Orange - road to be removed.

Blue - road to be added.

Cheshire East Council, Gritting


Here's what readers have had to say so far. Why not add your thoughts below.

Kathryn Blackburn
Wednesday 19th February 2020 at 3:22 pm
Oh so many adjectives and expletives come to mind here. Let us just say that whoever thought it a good idea to stop gritting any of the roads mentioned above is a
Jean Berman
Wednesday 19th February 2020 at 5:11 pm
How stupid is this
John Featherstone
Wednesday 19th February 2020 at 7:52 pm
totally agree with Kathryn above, madness not to grit roads
Mark Goldsmith
Wednesday 19th February 2020 at 8:51 pm
As promised here are the full details of how the roads were assessed and the methodology used.

Ultimately, all roads are dangerous in icy and snowy conditions but we cannot grit all roads.
Therefore, there has to be some logical way of deciding which roads are gritted and which are not. A system that is fair to all residents across the borough and that focuses the resources where they create the greatest good.

Unfortunately, it has been decades since our roads have been reviewed though. For example, Pinewood Road in Wilmslow is being removed from the gritting list because it was classed as having a care home and a bus route on it. However, I can't remember ever seeing a bus on this road for the past 20 years I have lived nearby as the route is long, long gone. Therefore, reviewing and amending the list is long overdue.

The review is also conditional to keeping a £2m a year road maintenance grant from the Department for Transport, without which we would have to reduce the amount of gritting by far more. Therefore, we understand peoples anger at losing their road from the list but hope you can understand the reasons why this difficult decision is being made.

Full details of the review can be found at:

Cllr Mark Goldsmith
Residents of Wilmslow
Cheshire East & Wilmslow Town Council
Kathryn Blackburn
Thursday 20th February 2020 at 10:04 am
These are not just any roads these are major routes into Alderley Edge, without gritting they will become un-safe. For instance many elderly use Mottram Road to get to the Alderley Edge Medical Centre from outlying villages. The amount of traffic that use Chorley Hall Lane that may be thrown on to Ryleys Lane at school drop off time could prove fatal.

I do not normally find myself in disaccord with Mark Goldsmith but this time I vehemently disagree. Find the money from some other source and keep our roads open and safe to travel in wintry conditions.
Stuart Redgard
Thursday 20th February 2020 at 6:58 pm
It does not surprise me that this decision is being challenged as I sympathise with both sides of the argument.

Therefore, I have just made a freedom of information request to Cheshire East Council as follows:

Dear Cheshire East Council,

This request is related to the decision made by cabinet on Tuesday 4th February 2020 to adopt the report and proposals for “Well-Managed Highway Infrastructure” (item 9 of the agenda).
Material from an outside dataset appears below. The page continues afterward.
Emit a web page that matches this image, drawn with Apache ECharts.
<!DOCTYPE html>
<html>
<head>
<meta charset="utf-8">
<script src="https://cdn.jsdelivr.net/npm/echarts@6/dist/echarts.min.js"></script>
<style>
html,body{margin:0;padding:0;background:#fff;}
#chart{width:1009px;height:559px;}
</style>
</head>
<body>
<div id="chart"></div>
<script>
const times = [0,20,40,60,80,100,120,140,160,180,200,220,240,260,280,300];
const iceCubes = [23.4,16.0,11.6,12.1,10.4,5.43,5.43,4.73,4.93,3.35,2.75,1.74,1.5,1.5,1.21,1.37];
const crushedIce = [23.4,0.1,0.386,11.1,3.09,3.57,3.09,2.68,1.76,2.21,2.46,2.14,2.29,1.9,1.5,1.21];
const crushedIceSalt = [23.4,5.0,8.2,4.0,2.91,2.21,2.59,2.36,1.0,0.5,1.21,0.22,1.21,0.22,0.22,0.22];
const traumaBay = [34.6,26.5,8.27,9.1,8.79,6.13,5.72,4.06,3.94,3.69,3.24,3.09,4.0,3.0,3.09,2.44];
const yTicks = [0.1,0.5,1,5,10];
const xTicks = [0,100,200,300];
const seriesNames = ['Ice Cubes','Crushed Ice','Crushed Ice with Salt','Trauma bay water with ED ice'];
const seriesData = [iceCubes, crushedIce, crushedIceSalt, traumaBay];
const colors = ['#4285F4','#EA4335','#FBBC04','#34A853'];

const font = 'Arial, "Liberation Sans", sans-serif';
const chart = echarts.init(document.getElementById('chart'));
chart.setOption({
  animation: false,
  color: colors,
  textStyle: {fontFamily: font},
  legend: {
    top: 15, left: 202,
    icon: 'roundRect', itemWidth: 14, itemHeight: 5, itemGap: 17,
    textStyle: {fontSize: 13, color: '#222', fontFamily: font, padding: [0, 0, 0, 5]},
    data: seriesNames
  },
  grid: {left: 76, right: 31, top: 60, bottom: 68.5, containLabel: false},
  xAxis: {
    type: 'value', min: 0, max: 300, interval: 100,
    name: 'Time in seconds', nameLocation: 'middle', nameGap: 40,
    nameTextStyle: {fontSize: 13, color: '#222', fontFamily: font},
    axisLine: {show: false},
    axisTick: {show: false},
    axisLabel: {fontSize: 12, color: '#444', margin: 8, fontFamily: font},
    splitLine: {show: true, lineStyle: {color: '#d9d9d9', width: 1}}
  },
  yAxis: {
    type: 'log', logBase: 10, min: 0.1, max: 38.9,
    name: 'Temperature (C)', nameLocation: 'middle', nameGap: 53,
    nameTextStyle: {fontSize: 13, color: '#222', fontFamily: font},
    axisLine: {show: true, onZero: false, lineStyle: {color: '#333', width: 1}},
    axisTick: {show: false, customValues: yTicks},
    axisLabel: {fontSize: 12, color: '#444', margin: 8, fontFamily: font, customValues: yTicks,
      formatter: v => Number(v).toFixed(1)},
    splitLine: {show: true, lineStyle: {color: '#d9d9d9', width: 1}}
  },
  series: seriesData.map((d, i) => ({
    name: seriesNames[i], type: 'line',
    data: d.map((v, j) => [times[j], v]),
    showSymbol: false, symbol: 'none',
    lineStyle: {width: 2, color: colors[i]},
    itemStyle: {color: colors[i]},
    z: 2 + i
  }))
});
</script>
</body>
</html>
It specifically relates to “The Winter and Adverse Weather Policy and Plan” element of the report and proposals.

The report states: "As a result of the risk assessment process, 995km out of 2700km (37%) of the highway network has been identified as requiring routine winter treatment."
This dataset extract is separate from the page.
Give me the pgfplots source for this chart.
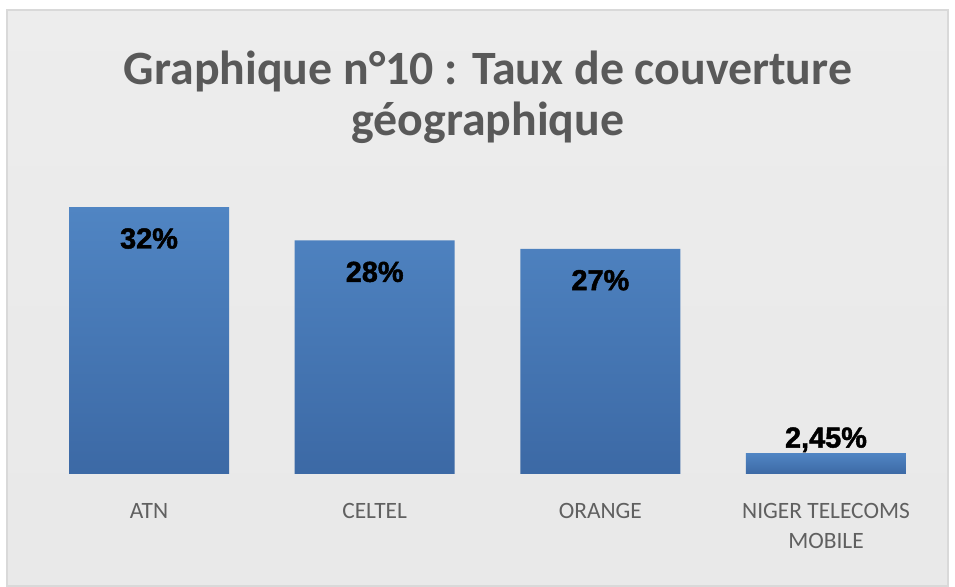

There has been significant public interest in how these figures have been determined, and so this request is being made on the grounds of openness and transparency.

The information currently available on the council's website is limited. It does not give sufficient information to be able to determine if the council has carried out its risk assessment correctly.

Therefore, please provide the information that identifies how this was determined. This should include a copy of the detailed calculations used to determine how figures were ascertained.

It is in the public interest that the decision made was based on accurate and reliable information and that the risk assessments were carried out correctly and in line with the correct criteria.